◆ DATA SEGMENT:
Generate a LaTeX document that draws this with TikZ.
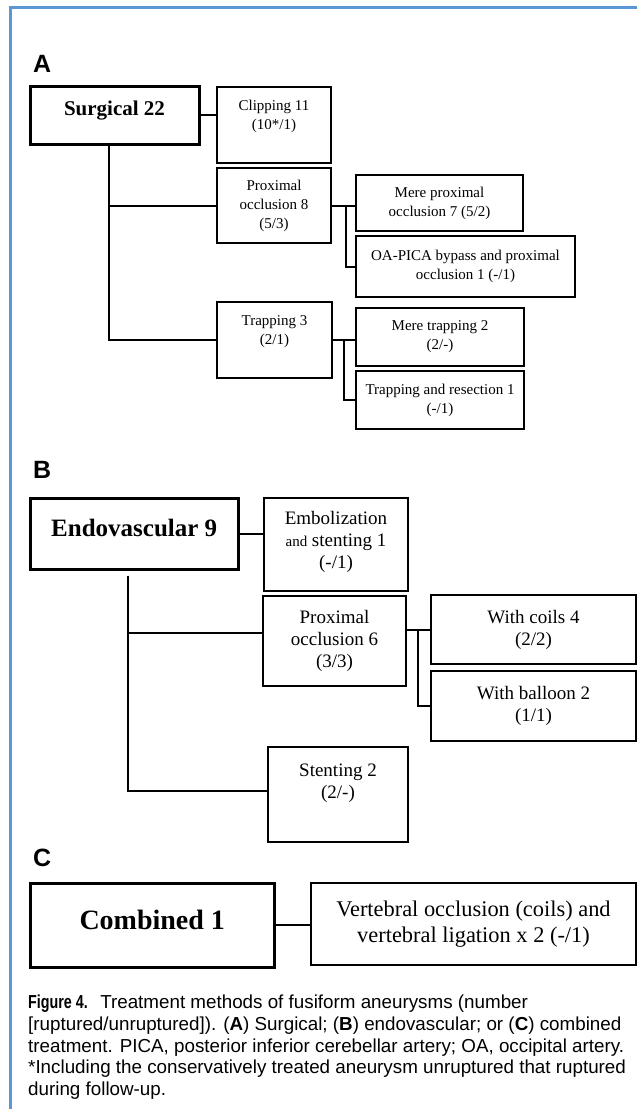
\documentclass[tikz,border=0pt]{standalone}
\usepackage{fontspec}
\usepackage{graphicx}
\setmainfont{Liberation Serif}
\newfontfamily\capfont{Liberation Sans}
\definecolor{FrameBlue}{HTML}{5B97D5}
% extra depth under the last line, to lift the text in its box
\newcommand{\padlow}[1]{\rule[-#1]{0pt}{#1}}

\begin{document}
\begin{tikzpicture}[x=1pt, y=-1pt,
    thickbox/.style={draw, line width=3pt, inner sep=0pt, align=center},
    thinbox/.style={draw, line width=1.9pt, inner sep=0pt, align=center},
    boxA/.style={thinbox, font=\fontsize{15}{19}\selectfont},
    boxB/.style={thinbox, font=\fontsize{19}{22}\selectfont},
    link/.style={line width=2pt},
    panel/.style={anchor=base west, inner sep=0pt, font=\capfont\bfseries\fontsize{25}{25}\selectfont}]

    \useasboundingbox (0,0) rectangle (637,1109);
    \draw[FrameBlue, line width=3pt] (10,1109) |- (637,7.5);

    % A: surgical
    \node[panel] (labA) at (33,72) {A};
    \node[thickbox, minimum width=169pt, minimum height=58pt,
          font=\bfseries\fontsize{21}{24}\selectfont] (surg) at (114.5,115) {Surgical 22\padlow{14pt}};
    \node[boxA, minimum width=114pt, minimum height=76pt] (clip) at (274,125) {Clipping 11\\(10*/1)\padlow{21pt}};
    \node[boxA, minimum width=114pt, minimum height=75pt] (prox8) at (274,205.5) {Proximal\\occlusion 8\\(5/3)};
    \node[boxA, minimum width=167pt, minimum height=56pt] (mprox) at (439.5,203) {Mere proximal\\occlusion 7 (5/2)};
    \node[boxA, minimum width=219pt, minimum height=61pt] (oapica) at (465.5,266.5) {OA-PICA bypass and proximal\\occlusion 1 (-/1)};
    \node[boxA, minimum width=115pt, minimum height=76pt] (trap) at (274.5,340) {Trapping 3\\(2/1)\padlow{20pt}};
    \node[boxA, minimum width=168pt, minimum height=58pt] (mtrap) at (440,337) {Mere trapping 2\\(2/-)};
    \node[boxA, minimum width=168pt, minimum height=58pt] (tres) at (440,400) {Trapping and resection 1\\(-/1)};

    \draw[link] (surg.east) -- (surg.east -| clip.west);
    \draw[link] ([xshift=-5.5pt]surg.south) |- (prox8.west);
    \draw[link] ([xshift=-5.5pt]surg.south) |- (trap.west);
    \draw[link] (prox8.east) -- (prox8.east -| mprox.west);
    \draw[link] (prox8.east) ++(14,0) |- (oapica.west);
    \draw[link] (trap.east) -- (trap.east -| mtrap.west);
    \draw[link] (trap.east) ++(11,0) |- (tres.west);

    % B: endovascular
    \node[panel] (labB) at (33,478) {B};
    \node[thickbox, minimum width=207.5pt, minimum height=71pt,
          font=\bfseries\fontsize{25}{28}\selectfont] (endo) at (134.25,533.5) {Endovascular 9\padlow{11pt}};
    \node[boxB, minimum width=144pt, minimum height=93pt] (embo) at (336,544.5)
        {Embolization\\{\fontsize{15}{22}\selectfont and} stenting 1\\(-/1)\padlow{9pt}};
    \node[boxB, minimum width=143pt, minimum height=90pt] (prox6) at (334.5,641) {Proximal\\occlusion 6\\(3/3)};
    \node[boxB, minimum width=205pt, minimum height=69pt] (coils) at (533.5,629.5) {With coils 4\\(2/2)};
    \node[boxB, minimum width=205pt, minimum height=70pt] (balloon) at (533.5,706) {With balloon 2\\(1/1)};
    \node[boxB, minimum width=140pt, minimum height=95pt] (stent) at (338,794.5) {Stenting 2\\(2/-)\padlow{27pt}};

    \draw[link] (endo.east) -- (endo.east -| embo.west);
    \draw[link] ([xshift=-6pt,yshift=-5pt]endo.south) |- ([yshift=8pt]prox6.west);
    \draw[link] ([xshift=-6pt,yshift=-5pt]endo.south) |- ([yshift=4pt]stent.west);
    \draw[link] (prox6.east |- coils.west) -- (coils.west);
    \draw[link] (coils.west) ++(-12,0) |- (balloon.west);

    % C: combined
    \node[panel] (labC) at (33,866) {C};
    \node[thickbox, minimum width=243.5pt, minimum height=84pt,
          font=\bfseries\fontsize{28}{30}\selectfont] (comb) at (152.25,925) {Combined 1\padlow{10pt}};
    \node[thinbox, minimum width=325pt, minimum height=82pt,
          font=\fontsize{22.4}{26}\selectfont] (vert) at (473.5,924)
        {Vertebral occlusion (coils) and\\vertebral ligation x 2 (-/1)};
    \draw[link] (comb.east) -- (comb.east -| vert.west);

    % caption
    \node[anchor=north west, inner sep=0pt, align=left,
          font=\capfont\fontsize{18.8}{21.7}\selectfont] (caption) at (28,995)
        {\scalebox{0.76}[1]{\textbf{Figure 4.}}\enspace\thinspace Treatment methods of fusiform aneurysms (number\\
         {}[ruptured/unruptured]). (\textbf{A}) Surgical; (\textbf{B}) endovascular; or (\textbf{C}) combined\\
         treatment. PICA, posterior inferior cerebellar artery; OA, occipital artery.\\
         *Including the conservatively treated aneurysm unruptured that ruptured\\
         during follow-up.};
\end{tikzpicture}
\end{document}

◆ INSTRUCTION: Copy the listing in full and without alteration, omitting every picture.

◆ SOLUTION TO THIS TASK:
Generate a LaTeX document that draws this with TikZ.
\documentclass[tikz,border=0pt]{standalone}
\usepackage{fontspec}
\usepackage{graphicx}
\setmainfont{Liberation Serif}
\newfontfamily\capfont{Liberation Sans}
\definecolor{FrameBlue}{HTML}{5B97D5}
% extra depth under the last line, to lift the text in its box
\newcommand{\padlow}[1]{\rule[-#1]{0pt}{#1}}

\begin{document}
\begin{tikzpicture}[x=1pt, y=-1pt,
    thickbox/.style={draw, line width=3pt, inner sep=0pt, align=center},
    thinbox/.style={draw, line width=1.9pt, inner sep=0pt, align=center},
    boxA/.style={thinbox, font=\fontsize{15}{19}\selectfont},
    boxB/.style={thinbox, font=\fontsize{19}{22}\selectfont},
    link/.style={line width=2pt},
    panel/.style={anchor=base west, inner sep=0pt, font=\capfont\bfseries\fontsize{25}{25}\selectfont}]

    \useasboundingbox (0,0) rectangle (637,1109);
    \draw[FrameBlue, line width=3pt] (10,1109) |- (637,7.5);

    % A: surgical
    \node[panel] (labA) at (33,72) {A};
    \node[thickbox, minimum width=169pt, minimum height=58pt,
          font=\bfseries\fontsize{21}{24}\selectfont] (surg) at (114.5,115) {Surgical 22\padlow{14pt}};
    \node[boxA, minimum width=114pt, minimum height=76pt] (clip) at (274,125) {Clipping 11\\(10*/1)\padlow{21pt}};
    \node[boxA, minimum width=114pt, minimum height=75pt] (prox8) at (274,205.5) {Proximal\\occlusion 8\\(5/3)};
    \node[boxA, minimum width=167pt, minimum height=56pt] (mprox) at (439.5,203) {Mere proximal\\occlusion 7 (5/2)};
    \node[boxA, minimum width=219pt, minimum height=61pt] (oapica) at (465.5,266.5) {OA-PICA bypass and proximal\\occlusion 1 (-/1)};
    \node[boxA, minimum width=115pt, minimum height=76pt] (trap) at (274.5,340) {Trapping 3\\(2/1)\padlow{20pt}};
    \node[boxA, minimum width=168pt, minimum height=58pt] (mtrap) at (440,337) {Mere trapping 2\\(2/-)};
    \node[boxA, minimum width=168pt, minimum height=58pt] (tres) at (440,400) {Trapping and resection 1\\(-/1)};

    \draw[link] (surg.east) -- (surg.east -| clip.west);
    \draw[link] ([xshift=-5.5pt]surg.south) |- (prox8.west);
    \draw[link] ([xshift=-5.5pt]surg.south) |- (trap.west);
    \draw[link] (prox8.east) -- (prox8.east -| mprox.west);
    \draw[link] (prox8.east) ++(14,0) |- (oapica.west);
    \draw[link] (trap.east) -- (trap.east -| mtrap.west);
    \draw[link] (trap.east) ++(11,0) |- (tres.west);

    % B: endovascular
    \node[panel] (labB) at (33,478) {B};
    \node[thickbox, minimum width=207.5pt, minimum height=71pt,
          font=\bfseries\fontsize{25}{28}\selectfont] (endo) at (134.25,533.5) {Endovascular 9\padlow{11pt}};
    \node[boxB, minimum width=144pt, minimum height=93pt] (embo) at (336,544.5)
        {Embolization\\{\fontsize{15}{22}\selectfont and} stenting 1\\(-/1)\padlow{9pt}};
    \node[boxB, minimum width=143pt, minimum height=90pt] (prox6) at (334.5,641) {Proximal\\occlusion 6\\(3/3)};
    \node[boxB, minimum width=205pt, minimum height=69pt] (coils) at (533.5,629.5) {With coils 4\\(2/2)};
    \node[boxB, minimum width=205pt, minimum height=70pt] (balloon) at (533.5,706) {With balloon 2\\(1/1)};
    \node[boxB, minimum width=140pt, minimum height=95pt] (stent) at (338,794.5) {Stenting 2\\(2/-)\padlow{27pt}};

    \draw[link] (endo.east) -- (endo.east -| embo.west);
    \draw[link] ([xshift=-6pt,yshift=-5pt]endo.south) |- ([yshift=8pt]prox6.west);
    \draw[link] ([xshift=-6pt,yshift=-5pt]endo.south) |- ([yshift=4pt]stent.west);
    \draw[link] (prox6.east |- coils.west) -- (coils.west);
    \draw[link] (coils.west) ++(-12,0) |- (balloon.west);

    % C: combined
    \node[panel] (labC) at (33,866) {C};
    \node[thickbox, minimum width=243.5pt, minimum height=84pt,
          font=\bfseries\fontsize{28}{30}\selectfont] (comb) at (152.25,925) {Combined 1\padlow{10pt}};
    \node[thinbox, minimum width=325pt, minimum height=82pt,
          font=\fontsize{22.4}{26}\selectfont] (vert) at (473.5,924)
        {Vertebral occlusion (coils) and\\vertebral ligation x 2 (-/1)};
    \draw[link] (comb.east) -- (comb.east -| vert.west);

    % caption
    \node[anchor=north west, inner sep=0pt, align=left,
          font=\capfont\fontsize{18.8}{21.7}\selectfont] (caption) at (28,995)
        {\scalebox{0.76}[1]{\textbf{Figure 4.}}\enspace\thinspace Treatment methods of fusiform aneurysms (number\\
         {}[ruptured/unruptured]). (\textbf{A}) Surgical; (\textbf{B}) endovascular; or (\textbf{C}) combined\\
         treatment. PICA, posterior inferior cerebellar artery; OA, occipital artery.\\
         *Including the conservatively treated aneurysm unruptured that ruptured\\
         during follow-up.};
\end{tikzpicture}
\end{document}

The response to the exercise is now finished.